What HDPE is NOT good for
You should not store any strong oxidizers, especially at higher temperatures, in HDPE. Halogens should not be stored in HDPE. Some organic solvents like carbon tetrachloride, chloroform, benzene, toluene, xylene, or ketones should not be stored in HDPE.
Things to know
- As temperature increases, HDPE strength and resistance decreases. Keep HDPE containers as cool as possible
- Some HDPE containers are fluorinated for better chemical resistance. Fluorinated HDPE containers can leach PFAS (Per- and Polyflouralkyl Substances) into the contents. PFAS have potential links to several health concerns.
- CP Lab safety provides a thorough resin/plastic compatibility list with many common chemicals.
Borosilicate Glass
When it comes to purity, glass is the pinnacle. Lab-grade borosilicate containers are much more resistant to thermal shock than any other common types of glass. This means they can handle temperature differences that would crack most glass. Borosilicate glass is almost entirely inert. This means there are very few chemicals that would degrade the container.
What borosilicate glass is good for
You can safely keep strong acids, except for HF, in borosilicate glass. Moderate alkalis, bases, salts, and organics can be safely kept in borosilicate glass. Volatile substances can also be kept in borosilicate glass
What borosilicate glass is NOT good for
Above all else, HF should NEVER be kept in borosilicate glass. It actively dissolves the container. Strong, hot alkalis and bases can etch and eventually compromise the container. Hot, concentrated acids can etch and eventually compromise the borosilicate glass. Acidic fluorides and chlorine trifluoride should not be kept in borosilicate glass. Molten salts/metals and sodium hydride should not be kept in these containers.
Things to know
- Brief base washes are fine. Long term storage of concentration bases is problematic.

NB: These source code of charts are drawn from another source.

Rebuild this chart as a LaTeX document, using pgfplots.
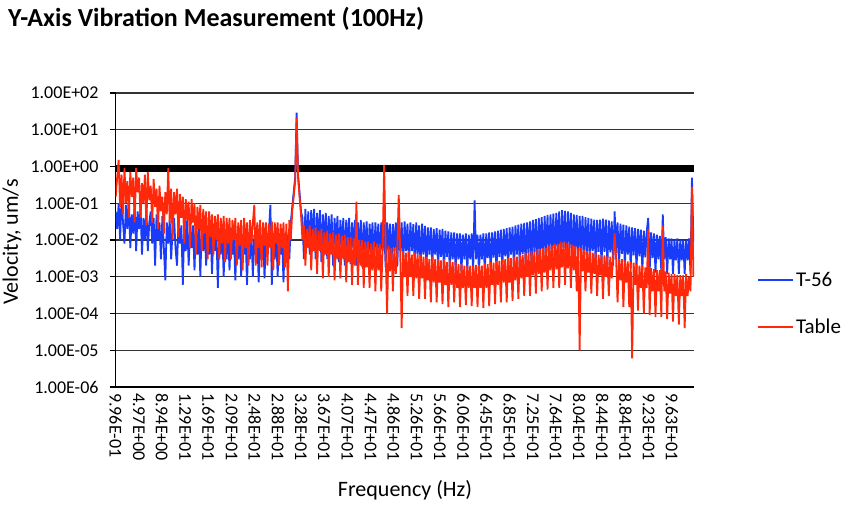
\documentclass[border=0pt]{standalone}
\usepackage{pgfplots}
\pgfplotsset{compat=1.18}
\usepackage{pgfplotstable}
\usepackage{fontspec}
\setmainfont{Carlito}
\definecolor{tblue}{RGB}{25,60,250}
\definecolor{tred}{RGB}{255,40,10}
\pgfplotstableread{
f b r
1.00 0.06 0.15
1.25 0.02 0.5
1.50 0.1 1.5
1.75 0.01 0.08
2.00 0.15 0.6
2.25 0.03 0.05
2.50 0.008 0.9
2.75 0.09 0.1
3.00 0.02 0.4
3.25 0.12 0.04
3.50 0.006 0.7
3.75 0.05 0.15
4.00 0.015 0.5
4.25 0.1 0.03
4.50 0.005 0.9
4.75 0.06 0.2
5.00 0.02 0.5
5.25 0.08 0.04
5.50 0.004 0.35
5.75 0.04 0.1
6.00 0.01 0.6
6.25 0.07 0.025
6.50 0.005 0.7
6.75 0.03 0.12
7.00 0.06 0.3
7.25 0.008 0.03
7.50 0.04 0.45
7.75 0.002 0.08
8.00 0.05 0.25
8.25 0.01 0.02
8.50 0.03 0.3
8.75 0.003 0.06
9.00 0.045 0.15
9.25 0.006 0.015
9.50 0.0008 0.2
9.75 0.03 0.05
10.00 0.008 0.9
10.25 0.035 0.03
10.50 0.003 0.25
10.75 0.02 0.01
11.00 0.04 0.2
11.25 0.006 0.05
11.50 0.002 0.25
11.75 0.03 0.012
12.00 0.008 0.18
12.25 0.025 0.04
12.50 0.0006 0.15
12.75 0.03 0.008
13.00 0.005 0.13
13.25 0.035 0.035
13.50 0.002 0.11
13.75 0.02 0.006
14.00 0.006 0.13
14.25 0.025 0.03
14.50 0.0015 0.1
14.75 0.03 0.004
15.00 0.004 0.08
15.25 0.02 0.02
15.50 0.001 0.09
15.75 0.025 0.005
16.00 0.005 0.07
16.25 0.02 0.015
16.50 0.002 0.06
16.75 0.022 0.003
17.00 0.004 0.06
17.25 0.025 0.012
17.50 0.0012 0.05
17.75 0.018 0.004
18.00 0.005 0.045
18.25 0.02 0.01
18.50 0.0005 0.05
18.75 0.015 0.003
19.00 0.004 0.04
19.25 0.02 0.008
19.50 0.001 0.045
19.75 0.016 0.0025
20.00 0.003 0.04
20.25 0.018 0.008
20.50 0.0015 0.04
20.75 0.02 0.003
21.00 0.004 0.035
21.25 0.016 0.01
21.50 0.0008 0.04
21.75 0.015 0.002
22.00 0.003 0.03
22.25 0.018 0.007
22.50 0.001 0.035
22.75 0.014 0.0015
23.00 0.004 0.04
23.25 0.016 0.006
23.50 0.0006 0.03
23.75 0.015 0.002
24.00 0.003 0.035
24.25 0.017 0.008
24.50 0.001 0.03
24.75 0.014 0.09
25.00 0.004 0.002
25.25 0.016 0.03
25.50 0.0007 0.006
25.75 0.015 0.035
26.00 0.003 0.0018
26.25 0.017 0.03
26.50 0.0009 0.007
26.75 0.014 0.03
27.00 0.004 0.002
27.25 0.016 0.028
27.50 0.09 0.006
27.75 0.0006 0.032
28.00 0.015 0.0015
28.25 0.003 0.03
28.50 0.016 0.008
28.75 0.001 0.03
29.00 0.015 0.002
29.25 0.004 0.028
29.50 0.014 0.006
29.75 0.0007 0.03
30.00 0.015 0.0018
30.25 0.004 0.028
30.50 0.014 0.0004
30.75 0.003 0.035
31.00 0.03 0.01
31.25 0.08 0.06
31.50 0.2 0.15
31.75 0.5 0.4
32.00 29 21
32.25 0.6 0.5
32.50 0.2 0.15
32.75 0.06 0.05
33.00 0.04 0.01
33.25 0.003 0.025
33.50 0.07 0.002
33.75 0.008 0.02
34.00 0.06 0.006
34.25 0.004 0.025
34.50 0.065 0.0015
34.75 0.01 0.02
35.00 0.07 0.005
35.25 0.003 0.022
35.50 0.055 0.0012
35.75 0.009 0.018
36.00 0.065 0.005
36.25 0.0025 0.02
36.50 0.05 0.0009
36.75 0.008 0.016
37.00 0.055 0.004
37.25 0.003 0.018
37.50 0.045 0.001
37.75 0.007 0.015
38.00 0.05 0.004
38.25 0.002 0.016
38.50 0.04 0.0008
38.75 0.007 0.014
39.00 0.045 0.003
39.25 0.0025 0.015
39.50 0.035 0.0009
39.75 0.006 0.013
40.00 0.04 0.003
40.25 0.002 0.014
40.50 0.035 0.0007
40.75 0.006 0.012
41.00 0.04 0.0025
41.25 0.0022 0.012
41.50 0.03 0.0006
41.75 0.006 0.011
42.00 0.035 0.002
42.25 0.002 0.11
42.50 0.03 0.0006
42.75 0.005 0.01
43.00 0.035 0.002
43.25 0.0018 0.01
43.50 0.03 0.0005
43.75 0.005 0.009
44.00 0.032 0.0018
44.25 0.002 0.009
44.50 0.028 0.0005
44.75 0.005 0.008
45.00 0.03 0.0015
45.25 0.0019 0.009
45.50 0.03 0.0004
45.75 0.005 0.008
46.00 0.028 0.0015
46.25 0.002 0.008
46.50 0.03 0.0004
46.75 0.005 0.007
47.00 0.028 1.1
47.25 0.0018 0.006
47.50 0.03 0.0001
47.75 0.005 0.007
48.00 0.028 0.0014
48.25 0.002 0.006
48.50 0.027 0.0004
48.75 0.005 0.006
49.00 0.03 0.0012
49.25 0.0019 0.005
49.50 0.028 0.17
49.75 0.005 0.005
50.00 0.03 0.00004
50.25 0.002 0.005
50.50 0.032 0.001
50.75 0.005 0.0045
51.00 0.028 0.0003
51.25 0.002 0.005
51.50 0.03 0.001
51.75 0.005 0.004
52.00 0.027 0.0003
52.25 0.0018 0.0045
52.50 0.03 0.0009
52.75 0.004 0.004
53.00 0.025 0.00025
53.25 0.0017 0.004
53.50 0.028 0.0009
53.75 0.004 0.0035
54.00 0.024 0.00025
54.25 0.0018 0.0035
54.50 0.022 0.0008
54.75 0.004 0.003
55.00 0.022 0.0002
55.25 0.0017 0.0035
55.50 0.02 0.0007
55.75 0.004 0.003
56.00 0.021 0.0002
56.25 0.0016 0.003
56.50 0.019 0.0007
56.75 0.0035 0.0028
57.00 0.02 0.00018
57.25 0.0015 0.003
57.50 0.018 0.0006
57.75 0.0035 0.0025
58.00 0.017 0.00015
58.25 0.0015 0.0028
58.50 0.016 0.0006
58.75 0.003 0.0025
59.00 0.016 0.0002
59.25 0.0014 0.0025
59.50 0.015 0.0005
59.75 0.003 0.0022
60.00 0.015 0.00015
60.25 0.0013 0.0022
60.50 0.014 0.0005
60.75 0.003 0.002
61.00 0.015 0.00017
61.25 0.0014 0.002
61.50 0.014 0.0005
61.75 0.003 0.002
62.00 0.015 0.00016
62.25 0.0013 0.002
62.50 0.12 0.0005
62.75 0.003 0.0021
63.00 0.014 0.00015
63.25 0.0013 0.0021
63.50 0.014 0.0005
63.75 0.003 0.002
64.00 0.015 0.00014
64.25 0.0013 0.0023
64.50 0.015 0.0005
64.75 0.0032 0.0022
65.00 0.016 0.00016
65.25 0.0014 0.0025
65.50 0.016 0.0006
65.75 0.0033 0.0024
66.00 0.017 0.00018
66.25 0.0015 0.0027
66.50 0.018 0.0006
66.75 0.0035 0.0027
67.00 0.019 0.0002
67.25 0.0015 0.003
67.50 0.02 0.0007
67.75 0.0036 0.003
68.00 0.021 0.0002
68.25 0.0016 0.0032
68.50 0.022 0.0007
68.75 0.004 0.0032
69.00 0.023 0.00022
69.25 0.0017 0.0035
69.50 0.025 0.0008
69.75 0.004 0.0035
70.00 0.026 0.00025
70.25 0.0017 0.004
70.50 0.028 0.0009
70.75 0.0042 0.004
71.00 0.029 0.0003
71.25 0.0018 0.0045
71.50 0.03 0.001
71.75 0.0045 0.0045
72.00 0.032 0.0003
72.25 0.0019 0.005
72.50 0.035 0.0011
72.75 0.0048 0.005
73.00 0.037 0.00035
73.25 0.002 0.0055
73.50 0.04 0.0012
73.75 0.005 0.0055
74.00 0.042 0.0004
74.25 0.0021 0.006
74.50 0.045 0.0013
74.75 0.0052 0.006
75.00 0.048 0.00045
75.25 0.0022 0.007
75.50 0.05 0.0015
75.75 0.0055 0.007
76.00 0.052 0.0005
76.25 0.0024 0.008
76.50 0.055 0.0016
76.75 0.006 0.008
77.00 0.06 0.0005
77.25 0.0025 0.009
77.50 0.065 0.0018
77.75 0.006 0.009
78.00 0.062 0.0006
78.25 0.0025 0.0085
78.50 0.06 0.0017
78.75 0.0058 0.008
79.00 0.055 0.0005
79.25 0.0023 0.0075
79.50 0.05 0.0015
79.75 0.0055 0.007
80.00 0.048 0.0004
80.25 0.0022 0.006
80.50 0.045 0.00001
80.75 0.0052 0.006
81.00 0.045 0.0014
81.25 0.002 0.0055
81.50 0.042 0.0004
81.75 0.005 0.005
82.00 0.04 0.0013
82.25 0.002 0.005
82.50 0.038 0.00035
82.75 0.005 0.0045
83.00 0.036 0.0012
83.25 0.002 0.0045
83.50 0.035 0.0003
83.75 0.0048 0.004
84.00 0.036 0.0011
84.25 0.002 0.004
84.50 0.038 0.00025
84.75 0.0048 0.0038
85.00 0.036 0.001
85.25 0.0021 0.0036
85.50 0.034 0.0003
85.75 0.0046 0.0035
86.00 0.032 0.0009
86.25 0.002 0.0033
86.50 0.06 0.015
86.75 0.0045 0.0032
87.00 0.03 0.0002
87.25 0.0019 0.003
87.50 0.028 0.0008
87.75 0.0042 0.003
88.00 0.026 0.00015
88.25 0.0018 0.0028
88.50 0.025 0.0007
88.75 0.004 0.0026
89.00 0.023 0.00015
89.25 0.0017 0.0025
89.50 0.022 0.000006
89.75 0.0038 0.0024
90.00 0.021 0.0006
90.25 0.0016 0.0022
90.50 0.02 0.00012
90.75 0.0036 0.002
91.00 0.019 0.0005
91.25 0.0015 0.002
91.50 0.018 0.0001
91.75 0.0034 0.0018
92.00 0.017 0.0005
92.25 0.04 0.02
92.50 0.0014 0.00009
92.75 0.016 0.0017
93.00 0.0032 0.0004
93.25 0.015 0.0016
93.50 0.0013 0.00008
93.75 0.014 0.0015
94.00 0.003 0.0004
94.25 0.013 0.0015
94.50 0.0013 0.00008
94.75 0.05 0.025
95.00 0.003 0.0004
95.25 0.012 0.0014
95.50 0.0012 0.00007
95.75 0.011 0.0013
96.00 0.003 0.00035
96.25 0.011 0.0012
96.50 0.0012 0.00006
96.75 0.01 0.0012
97.00 0.0028 0.0003
97.25 0.011 0.0011
97.50 0.0012 0.00005
97.75 0.01 0.0011
98.00 0.0028 0.0003
98.25 0.01 0.0011
98.50 0.0012 0.00004
98.75 0.01 0.0012
99.00 0.0028 0.0003
99.25 0.011 0.001
99.50 0.0012 0.0004
99.75 0.5 0.28
100.00 0.009 0.001
}\vib
\begin{document}
\begin{tikzpicture}[x=1pt,y=1pt]
\useasboundingbox (0,0) rectangle (858,511);
\node[anchor=base west, inner sep=0, font=\fontsize{26}{30}\selectfont\bfseries] at (8,484) {Y-Axis Vibration Measurement (100Hz)};
\node[rotate=90, inner sep=0, font=\fontsize{22}{26}\selectfont] at (12,269) {Velocity, um/s};
\node[inner sep=0, font=\fontsize{22}{26}\selectfont] at (405,21) {Frequency (Hz)};
\begin{axis}[
  at={(115.7pt,124pt)}, anchor=south west,
  scale only axis, width=578.3pt, height=294pt,
  xmin=0.996, xmax=100.1,
  ymode=log, ymin=1e-6, ymax=100,
  axis x line*=bottom, axis y line*=left,
  axis line style={black, line width=1.2pt, -},
  ymajorgrids, grid style={black!80, line width=1.2pt},
  tick align=outside, major tick length=6pt,
  xtick style={draw=none},
  ytick style={black, line width=1.2pt},
  yminorticks=false,
  ytick={1e-6,1e-5,1e-4,1e-3,1e-2,1e-1,1,10,100},
  yticklabels={1.00E-06,1.00E-05,1.00E-04,1.00E-03,1.00E-02,1.00E-01,1.00E+00,1.00E+01,1.00E+02},
  yticklabel style={font=\fontsize{18}{20}\selectfont, anchor=east, inner sep=0pt, xshift=-11pt},
  xtick={0.996,4.967,8.938,12.909,16.880,20.851,24.822,28.793,32.764,36.735,40.706,44.677,48.648,52.619,56.590,60.561,64.532,68.503,72.474,76.445,80.416,84.387,88.358,92.329,96.300},
  xticklabels={9.96E-01,4.97E+00,8.94E+00,1.29E+01,1.69E+01,2.09E+01,2.48E+01,2.88E+01,3.28E+01,3.67E+01,4.07E+01,4.47E+01,4.86E+01,5.26E+01,5.66E+01,6.06E+01,6.45E+01,6.85E+01,7.25E+01,7.64E+01,8.04E+01,8.44E+01,8.84E+01,9.23E+01,9.63E+01},
  xticklabel style={font=\fontsize{18}{20}\selectfont, rotate=-90, anchor=west, inner sep=0pt},
  legend style={draw=none, fill=none, at={(1.109,0.284)}, anchor=west, font=\fontsize{21}{24}\selectfont, row sep=27pt, inner sep=0pt},
  legend cell align=left,
  legend image code/.code={\draw[#1, line width=1.8pt] (0pt,0pt) -- (35pt,0pt);},
]
\addplot[black, line width=7pt, forget plot] coordinates {(0.996,0.89) (100.1,0.89)};
\addplot[tblue, line width=1.8pt, line join=bevel] table[x=f, y=b] {\vib};
\addlegendentry{T-56}
\addplot[tred, line width=1.8pt, line join=bevel] table[x=f, y=r] {\vib};
\addlegendentry{Table}
\end{axis}
\end{tikzpicture}
\end{document}
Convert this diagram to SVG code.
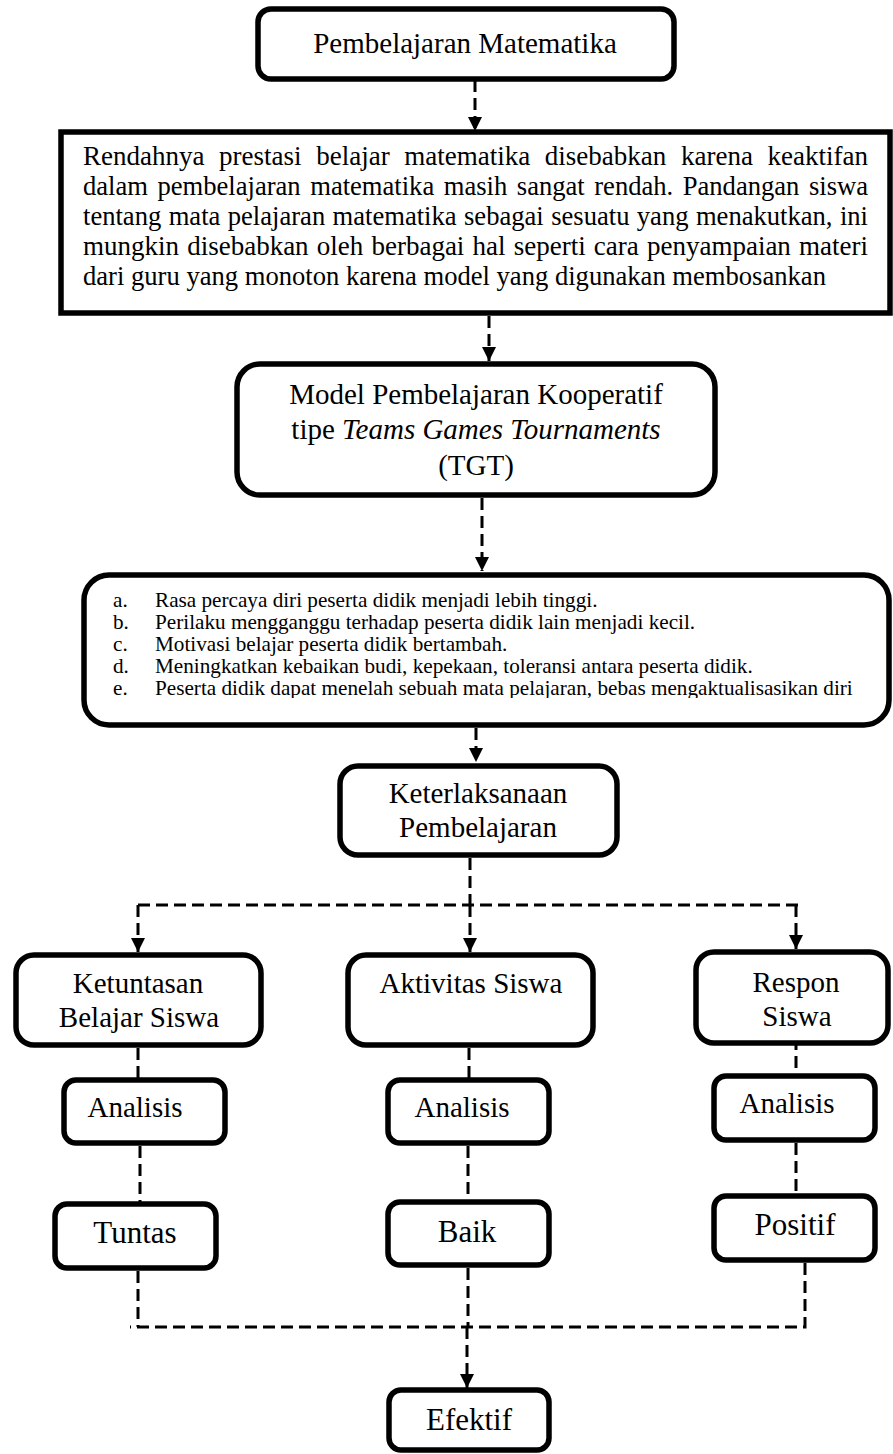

- Beware that small quantities of heavy metals can leach into solution under acidic conditions.
- Photosensitive chemicals should be kept in amber borosilicate glass to filter out UV and blue light.
Metal Containers
Metal chemical storage containers have a niche but important set of uses. Specific organic solvents and fuels can only be kept in metal containers.
What metal containers are good for
Motor oils, lighter fluids, and turpentine are ideal for metal storage. Large quantities of organic solvents like: Acetone, ethanol, hexanes, methanol, toluene, ethyl acetate, petroleum ether, chloroform, dichloromethane, and diethyl ether. Some strong bases can be kept in steel containers. Solid, nonreactive, inorganic compounds can be kept in metal containers.
What metal containers are NOT good for
Strong acids should never be kept in metal containers. Oxidizers should not be kept in metal containers. Water-reactive substances along with corrosives should not be kept in metal containers.
Things to know
- Beware of any environmental/atmospheric pollutants or chemicals that can react with the metal externally
Polytetrafluoroethylene (PTFE)
PTFE is the last line of defense against aggressive chemicals. PTFE is virtually immune to all chemical attack. PTFE is composed solely of carbon and fluorine atoms. PTFE is produced by free-radical polymerization of tetrafluoroethylene.
What PTFE containers are good for
PTFE containers are often used to store strong acids, bases, most organic solvents, halogens, and for transfer of highly pure lab substances.
What PTFE containers are NOT good for
You should never store alkali metals, elemental fluorine or fluorinating agents, or finely divided metals.
Things to know
- Avoid keeping a PTFE container in high temperatures. PTFE begins to break down around 260°C, 500°F.
- Adding oils/grease to PTFE prevents its inherent self-lubrication and can speed up damage from wear.
PTFE Lined Lids (Stoppers, Liners, etc)
Certain chemicals like Silver Nitrate should be stored in borosilicate glass bottles but with a PTFE lined lid.
This is a combination of lab equipment that many people do not have. There are many options to address the concerns in the short term and in the long term.
PTFE Stoppers & Liners
You can find the taper size etched into the neck of the bottle. With the taper size, you can find an appropriate stopper or liner online for long term storage of the Silver Nitrate. Liners act as a barrier between the glass stopper and the neck of the bottle. Stoppers of course replace the glass stopper entirely. They can be lined with PTFE or made entirely of PTFE.
Short-Term Solutions
While you wait for an appropriate liner or stopper to come in there are alternative temporary options
- PTFE (Teflon) Thread Seal Tape – This is the white tape often used in plumbing. You can take a small piece of the tape and wrap it around the frosted part of your glass stopper 2-3 times. Firmly press the stopper into the neck of the bottle and this will prevent the stopper from locking the bottle shut.
- Teflon Film – Take a small roll of 0.05mm or 0.1mm thick PTFE film and cut a square of the film 2 or 3 times larger than the opening of the bottle. Lay it flat over the mouth of the bottle then press the glass stopper into it.